For this exercise, repeat all of the material verbatim apart from its images.

### Provided material
◇ ◇ ◇ ◇ ◇ ◇ ◇
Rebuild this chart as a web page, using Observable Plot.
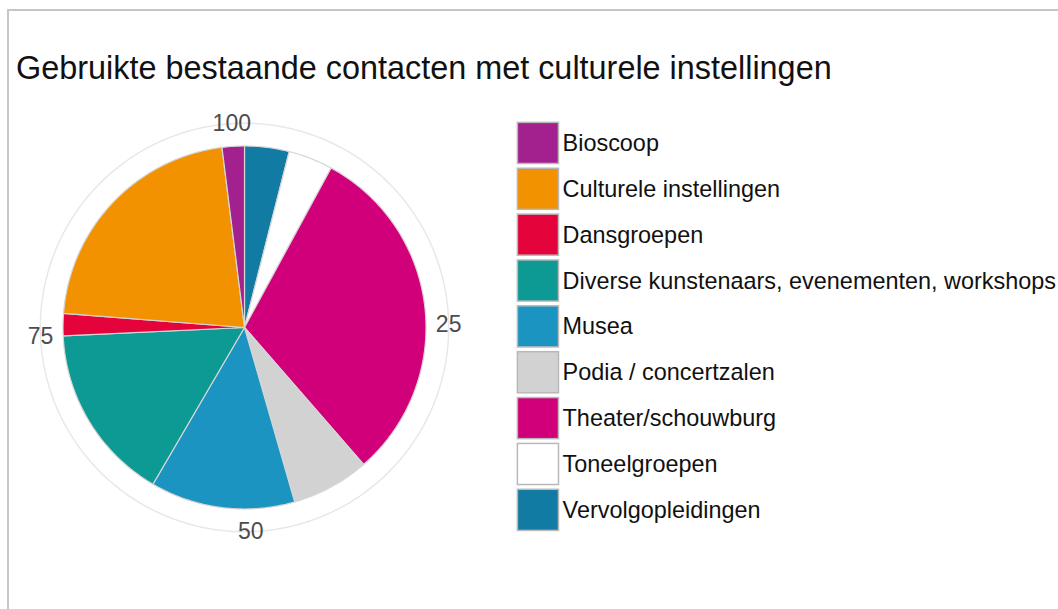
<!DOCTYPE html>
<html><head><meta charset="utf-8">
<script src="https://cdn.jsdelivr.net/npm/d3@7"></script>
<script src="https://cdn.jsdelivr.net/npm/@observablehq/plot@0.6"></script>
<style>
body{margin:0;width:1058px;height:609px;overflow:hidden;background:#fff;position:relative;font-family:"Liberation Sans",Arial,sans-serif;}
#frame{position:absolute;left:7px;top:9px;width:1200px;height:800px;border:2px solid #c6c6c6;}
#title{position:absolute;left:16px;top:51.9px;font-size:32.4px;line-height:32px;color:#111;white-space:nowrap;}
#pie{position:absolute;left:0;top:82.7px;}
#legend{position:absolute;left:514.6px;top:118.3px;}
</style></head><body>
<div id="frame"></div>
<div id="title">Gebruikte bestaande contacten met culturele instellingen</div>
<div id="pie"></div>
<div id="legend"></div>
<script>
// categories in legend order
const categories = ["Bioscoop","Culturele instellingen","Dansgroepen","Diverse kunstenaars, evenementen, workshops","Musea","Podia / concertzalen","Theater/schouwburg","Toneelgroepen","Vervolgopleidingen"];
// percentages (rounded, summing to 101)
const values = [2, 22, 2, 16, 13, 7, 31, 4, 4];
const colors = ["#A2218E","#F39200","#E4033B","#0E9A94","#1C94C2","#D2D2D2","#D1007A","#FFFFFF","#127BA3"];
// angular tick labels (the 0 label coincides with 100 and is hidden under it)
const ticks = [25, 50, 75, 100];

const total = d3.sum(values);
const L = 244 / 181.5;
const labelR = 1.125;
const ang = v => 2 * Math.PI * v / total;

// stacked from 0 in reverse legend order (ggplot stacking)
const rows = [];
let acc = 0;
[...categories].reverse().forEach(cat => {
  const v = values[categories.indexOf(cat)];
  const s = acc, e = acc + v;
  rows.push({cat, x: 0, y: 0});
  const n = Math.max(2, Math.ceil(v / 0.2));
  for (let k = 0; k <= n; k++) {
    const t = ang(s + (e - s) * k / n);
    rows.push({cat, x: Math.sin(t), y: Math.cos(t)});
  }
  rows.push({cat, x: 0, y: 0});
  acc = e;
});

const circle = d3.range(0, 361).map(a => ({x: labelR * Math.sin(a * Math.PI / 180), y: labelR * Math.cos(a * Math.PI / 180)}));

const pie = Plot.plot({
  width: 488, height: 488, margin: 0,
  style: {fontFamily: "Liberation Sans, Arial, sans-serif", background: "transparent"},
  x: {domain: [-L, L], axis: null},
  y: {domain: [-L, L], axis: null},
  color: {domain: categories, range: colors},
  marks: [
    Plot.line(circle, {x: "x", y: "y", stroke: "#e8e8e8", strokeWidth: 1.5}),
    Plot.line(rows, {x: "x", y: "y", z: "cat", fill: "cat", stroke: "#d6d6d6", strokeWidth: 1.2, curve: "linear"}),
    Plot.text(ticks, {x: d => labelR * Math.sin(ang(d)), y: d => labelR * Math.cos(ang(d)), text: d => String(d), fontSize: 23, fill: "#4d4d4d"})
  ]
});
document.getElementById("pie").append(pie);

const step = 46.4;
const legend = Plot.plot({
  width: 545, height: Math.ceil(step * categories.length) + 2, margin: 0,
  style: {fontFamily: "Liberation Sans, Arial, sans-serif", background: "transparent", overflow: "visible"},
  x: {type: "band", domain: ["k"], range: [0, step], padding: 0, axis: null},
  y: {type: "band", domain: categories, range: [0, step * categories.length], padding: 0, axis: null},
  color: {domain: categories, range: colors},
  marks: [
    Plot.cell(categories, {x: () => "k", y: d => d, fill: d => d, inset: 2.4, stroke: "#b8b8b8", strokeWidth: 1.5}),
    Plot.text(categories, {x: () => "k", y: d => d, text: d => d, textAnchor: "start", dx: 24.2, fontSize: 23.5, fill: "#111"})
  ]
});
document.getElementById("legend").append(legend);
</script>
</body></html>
◇ ◇ ◇ ◇ ◇ ◇ ◇
### Answer for this exercise
Rebuild this chart as a web page, using Observable Plot.
<!DOCTYPE html>
<html><head><meta charset="utf-8">
<script src="https://cdn.jsdelivr.net/npm/d3@7"></script>
<script src="https://cdn.jsdelivr.net/npm/@observablehq/plot@0.6"></script>
<style>
body{margin:0;width:1058px;height:609px;overflow:hidden;background:#fff;position:relative;font-family:"Liberation Sans",Arial,sans-serif;}
#frame{position:absolute;left:7px;top:9px;width:1200px;height:800px;border:2px solid #c6c6c6;}
#title{position:absolute;left:16px;top:51.9px;font-size:32.4px;line-height:32px;color:#111;white-space:nowrap;}
#pie{position:absolute;left:0;top:82.7px;}
#legend{position:absolute;left:514.6px;top:118.3px;}
</style></head><body>
<div id="frame"></div>
<div id="title">Gebruikte bestaande contacten met culturele instellingen</div>
<div id="pie"></div>
<div id="legend"></div>
<script>
// categories in legend order
const categories = ["Bioscoop","Culturele instellingen","Dansgroepen","Diverse kunstenaars, evenementen, workshops","Musea","Podia / concertzalen","Theater/schouwburg","Toneelgroepen","Vervolgopleidingen"];
// percentages (rounded, summing to 101)
const values = [2, 22, 2, 16, 13, 7, 31, 4, 4];
const colors = ["#A2218E","#F39200","#E4033B","#0E9A94","#1C94C2","#D2D2D2","#D1007A","#FFFFFF","#127BA3"];
// angular tick labels (the 0 label coincides with 100 and is hidden under it)
const ticks = [25, 50, 75, 100];

const total = d3.sum(values);
const L = 244 / 181.5;
const labelR = 1.125;
const ang = v => 2 * Math.PI * v / total;

// stacked from 0 in reverse legend order (ggplot stacking)
const rows = [];
let acc = 0;
[...categories].reverse().forEach(cat => {
  const v = values[categories.indexOf(cat)];
  const s = acc, e = acc + v;
  rows.push({cat, x: 0, y: 0});
  const n = Math.max(2, Math.ceil(v / 0.2));
  for (let k = 0; k <= n; k++) {
    const t = ang(s + (e - s) * k / n);
    rows.push({cat, x: Math.sin(t), y: Math.cos(t)});
  }
  rows.push({cat, x: 0, y: 0});
  acc = e;
});

const circle = d3.range(0, 361).map(a => ({x: labelR * Math.sin(a * Math.PI / 180), y: labelR * Math.cos(a * Math.PI / 180)}));

const pie = Plot.plot({
  width: 488, height: 488, margin: 0,
  style: {fontFamily: "Liberation Sans, Arial, sans-serif", background: "transparent"},
  x: {domain: [-L, L], axis: null},
  y: {domain: [-L, L], axis: null},
  color: {domain: categories, range: colors},
  marks: [
    Plot.line(circle, {x: "x", y: "y", stroke: "#e8e8e8", strokeWidth: 1.5}),
    Plot.line(rows, {x: "x", y: "y", z: "cat", fill: "cat", stroke: "#d6d6d6", strokeWidth: 1.2, curve: "linear"}),
    Plot.text(ticks, {x: d => labelR * Math.sin(ang(d)), y: d => labelR * Math.cos(ang(d)), text: d => String(d), fontSize: 23, fill: "#4d4d4d"})
  ]
});
document.getElementById("pie").append(pie);

const step = 46.4;
const legend = Plot.plot({
  width: 545, height: Math.ceil(step * categories.length) + 2, margin: 0,
  style: {fontFamily: "Liberation Sans, Arial, sans-serif", background: "transparent", overflow: "visible"},
  x: {type: "band", domain: ["k"], range: [0, step], padding: 0, axis: null},
  y: {type: "band", domain: categories, range: [0, step * categories.length], padding: 0, axis: null},
  color: {domain: categories, range: colors},
  marks: [
    Plot.cell(categories, {x: () => "k", y: d => d, fill: d => d, inset: 2.4, stroke: "#b8b8b8", strokeWidth: 1.5}),
    Plot.text(categories, {x: () => "k", y: d => d, text: d => d, textAnchor: "start", dx: 24.2, fontSize: 23.5, fill: "#111"})
  ]
});
document.getElementById("legend").append(legend);
</script>
</body></html>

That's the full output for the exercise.